Let’s get real—conflict in marriage? It’s bound to happen. But here’s the good news: while conflict is inevitable, combat doesn’t have to be. Conflict resolution in marriage is possible.
Think of your relationship like a safety net. Ever see those trapeze artists at the circus? They make daring moves, but they’re secure because they’ve got a net below them. In marriage, our commitment to each other is that safety net. It’s what reminds us that no single argument is going to destroy our relationship. If you don’t feel that safety net in place, it’s time to revisit your commitment and make sure both of you feel secure.
Now, how can you deal with conflict without slipping into combat mode? Let me walk you through some simple steps that have worked for my wife and I — because trust me, we’ve been there!
Recognize the “Leaning” States in Your Relationship
In marriage, we tend to go through three emotional states:
- Leaning In: You’re connected, communicating, and feel close to your spouse.
- Leaning Away: You’re starting to pull back, either emotionally or physically.
- Leaning Against: You’re gearing up for a fight, ready to defend yourself.
To resolve conflict in a healthy way, you want to stay in the “Leaning In” zone. If you’re already “Leaning Away” or “Leaning Against,” it’s harder to listen, harder to communicate, and way harder to solve the issue at hand.
Practical step: When you notice you’re in “Leaning Away” or “Leaning Against,” take a time-out. It’s okay to hit pause. Go for a walk, take some deep breaths, or even just agree to revisit the conversation when emotions are calmer.
Accept That Some Problems Won’t Be Solved
Here’s the reality: not every issue in your marriage is going to be wrapped up in a neat little bow. 69% of marital problems are recurring. That’s right—most of your arguments will probably pop up more than once.
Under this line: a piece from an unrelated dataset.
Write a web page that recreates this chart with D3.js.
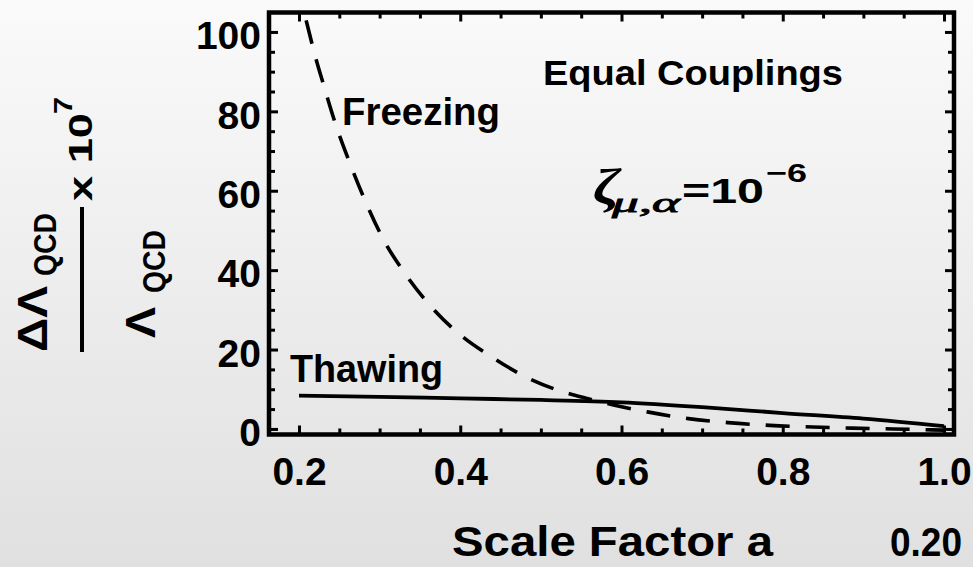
<!DOCTYPE html>
<html>
<head>
<meta charset="utf-8">
<script src="https://cdn.jsdelivr.net/npm/d3@7"></script>
<style>
  html, body { margin: 0; padding: 0; }
  body { width: 973px; height: 567px; overflow: hidden; }
  text { font-family: "Liberation Sans", Arial, Helvetica, sans-serif; font-weight: bold; fill: #000; }
</style>
</head>
<body>
<script>
// ---- data ----
const freezeA = [0.200, 0.210, 0.220, 0.230, 0.245, 0.263, 0.282, 0.304, 0.332, 0.363, 0.400, 0.441, 0.484, 0.533, 0.555, 0.600, 0.632, 0.683, 0.732, 0.784, 0.837, 0.886, 0.937, 1.000];
const freezeV = [110, 102, 94, 87, 77, 67, 57.5, 48, 39, 31, 23.7, 17.9, 12.8, 9.0, 7.8, 5.6, 4.3, 2.6, 1.6, 0.9, 0.5, 0.2, 0.0, -0.3];
const thawA = [0.2, 0.3, 0.4, 0.5, 0.6, 0.7, 0.8, 0.9, 1.0];
const thawV = [8.4, 8.1, 7.7, 7.3, 6.7, 5.5, 4.0, 2.6, 0.7];
const xTicks = [0.2, 0.4, 0.6, 0.8, 1.0];
const xTickLabels = ["0.2", "0.4", "0.6", "0.8", "1.0"];
const yTicks = [0, 20, 40, 60, 80, 100];
const yTickLabels = ["0", "20", "40", "60", "80", "100"];
const xMinor = [0.25, 0.3, 0.35, 0.45, 0.5, 0.55, 0.65, 0.7, 0.75, 0.85, 0.9, 0.95];
const yMinor = [5, 10, 15, 25, 30, 35, 45, 50, 55, 65, 70, 75, 85, 90, 95];

const W = 973, H = 567;
const svg = d3.select("body").append("svg").attr("width", W).attr("height", H);

// background gradient
const defs = svg.append("defs");
const grad = defs.append("linearGradient").attr("id", "bg").attr("x1", 0).attr("y1", 0).attr("x2", 0).attr("y2", 1);
grad.append("stop").attr("offset", "0%").attr("stop-color", "#fafafa");
grad.append("stop").attr("offset", "100%").attr("stop-color", "#e0e0e0");
svg.append("rect").attr("width", W).attr("height", H).attr("fill", "url(#bg)");

const box = {left: 269, right: 954, top: 12.5, bottom: 434.5};
const x = d3.scaleLinear().domain([0.1628, 1.0124]).range([box.left, box.right]);
const y = d3.scaleLinear().domain([-1.4, 104.9]).range([box.bottom, box.top]);

defs.append("clipPath").attr("id", "clip").append("rect")
  .attr("x", box.left).attr("y", box.top).attr("width", box.right - box.left).attr("height", box.bottom - box.top);

// curves
const line = d3.line().x(d => x(d[0])).y(d => y(d[1])).curve(d3.curveMonotoneX);
const gCurves = svg.append("g").attr("clip-path", "url(#clip)");
gCurves.append("path").datum(thawA.map((a, i) => [a, thawV[i]]))
  .attr("d", line).attr("fill", "none").attr("stroke", "#000").attr("stroke-width", 3.8);
gCurves.append("path").datum(freezeA.map((a, i) => [a, freezeV[i]]))
  .attr("d", line).attr("fill", "none").attr("stroke", "#000").attr("stroke-width", 3.6)
  .attr("stroke-dasharray", "24,16").attr("stroke-dashoffset", 11);

// axes (ticks inward on all four sides)
function styleAxis(g) {
  g.select(".domain").remove();
  g.selectAll(".tick line").attr("stroke", "#000").attr("stroke-width", 3);
}
const majLen = 9, minLen = 6;
svg.append("g").attr("transform", `translate(0,${box.bottom})`)
  .call(d3.axisBottom(x).tickValues(xTicks).tickSize(-majLen).tickFormat((d, i) => xTickLabels[i]).tickPadding(20))
  .call(styleAxis)
  .call(g => g.selectAll("text").attr("font-size", 39).attr("font-family", "Liberation Sans, Arial, sans-serif").attr("font-weight", "bold").attr("fill", "#000").attr("dy", null).attr("y", 50.5));
svg.append("g").attr("transform", `translate(0,${box.bottom})`)
  .call(d3.axisBottom(x).tickValues(xMinor).tickSize(-minLen).tickFormat(""))
  .call(styleAxis);
svg.append("g").attr("transform", `translate(0,${box.top})`)
  .call(d3.axisTop(x).tickValues(xTicks).tickSize(-majLen).tickFormat(""))
  .call(styleAxis);
svg.append("g").attr("transform", `translate(0,${box.top})`)
  .call(d3.axisTop(x).tickValues(xMinor).tickSize(-minLen).tickFormat(""))
  .call(styleAxis);
svg.append("g").attr("transform", `translate(${box.left},0)`)
  .call(d3.axisLeft(y).tickValues(yTicks).tickSize(-majLen).tickFormat((d, i) => yTickLabels[i]).tickPadding(8))
  .call(styleAxis)
  .call(g => g.selectAll("text").attr("font-size", 39).attr("font-family", "Liberation Sans, Arial, sans-serif").attr("font-weight", "bold").attr("fill", "#000").attr("dy", "0.38em").attr("y", 2).attr("x", -8));
svg.append("g").attr("transform", `translate(${box.left},0)`)
  .call(d3.axisLeft(y).tickValues(yMinor).tickSize(-minLen).tickFormat(""))
  .call(styleAxis);
svg.append("g").attr("transform", `translate(${box.right},0)`)
  .call(d3.axisRight(y).tickValues(yTicks).tickSize(-majLen).tickFormat(""))
  .call(styleAxis);
svg.append("g").attr("transform", `translate(${box.right},0)`)
  .call(d3.axisRight(y).tickValues(yMinor).tickSize(-minLen).tickFormat(""))
  .call(styleAxis);

// frame
svg.append("rect").attr("x", box.left).attr("y", box.top)
  .attr("width", box.right - box.left).attr("height", box.bottom - box.top)
  .attr("fill", "none").attr("stroke", "#000").attr("stroke-width", 4.5);

// annotations
function txt(str, px, py, size, opts = {}) {
  const t = svg.append("text").attr("x", px).attr("y", py).attr("font-size", size).text(str);
  if (opts.len) t.attr("textLength", opts.len).attr("lengthAdjust", "spacingAndGlyphs");
  if (opts.family) t.style("font-family", opts.family);
  if (opts.italic) t.style("font-style", "italic");
  if (opts.weight) t.style("font-weight", opts.weight);
  if (opts.rot) t.attr("transform", `rotate(-90,${px},${py})`);
  return t;
}
txt("Equal Couplings", 543, 85, 35, {len: 300});
txt("Freezing", 342, 125, 38.5, {len: 158});
txt("Thawing", 290, 382, 38, {len: 153});

// zeta label
const serif = "'Liberation Serif', 'Times New Roman', serif";
txt("ζ", 593, 204, 50, {family: serif, italic: true, len: 27});
txt("μ,α", 612, 212, 27, {family: serif, italic: true, weight: "normal", len: 68}).style("stroke", "#000").style("stroke-width", 0.8);
txt("=10", 682, 203, 35, {len: 82});
txt("−6", 766, 182, 26, {len: 41});

// x-axis title and stray label at the right edge
txt("Scale Factor a", 452, 556, 42, {len: 321});
txt("0.20", 890, 556, 41, {len: 72});

// y-axis title (rotated fraction)
txt("ΔΛ", 47, 352, 42, {rot: true, len: 66});
txt("QCD", 56, 276, 31, {rot: true, len: 63});
txt("Λ", 155, 338, 42, {rot: true, len: 31});
txt("QCD", 165, 293, 31, {rot: true, len: 63});
txt("x 10", 92, 201, 33, {rot: true, len: 88});
txt("7", 72, 114, 26, {rot: true, len: 17});
svg.append("line").attr("x1", 82).attr("x2", 82).attr("y1", 207).attr("y2", 352)
  .attr("stroke", "#000").attr("stroke-width", 4);
</script>
</body>
</html>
The trick isn’t to solve every single problem, but to learn how to manage them together.
Practical step: When an issue comes up that you know isn’t solvable, focus on understanding your partner’s feelings instead of trying to “fix” it. Ask open-ended questions like, “Why is this important to you?” or “What would help you feel better about this?” Conflict resolution is more about understanding than winning.
Prioritize Compromise Over Combat
Marriage isn’t about one person winning and the other person losing. It’s about both of you finding a middle ground that makes your relationship stronger. Compromise is key. It’s not about giving up what you want but finding a way to meet in the middle that honors both of you.
Practical step: Next time you’re stuck in a disagreement, ask yourself, “What’s one thing I can do to move us toward a solution?” It might mean bending a little or giving up something small in the name of peace. Remember, you’re both on the same team!
Remember: happily ever after doesn’t just happen—it’s built with love, communication, and a whole lot of grace. Conflict resolution in marriage is possible. You’ve got this!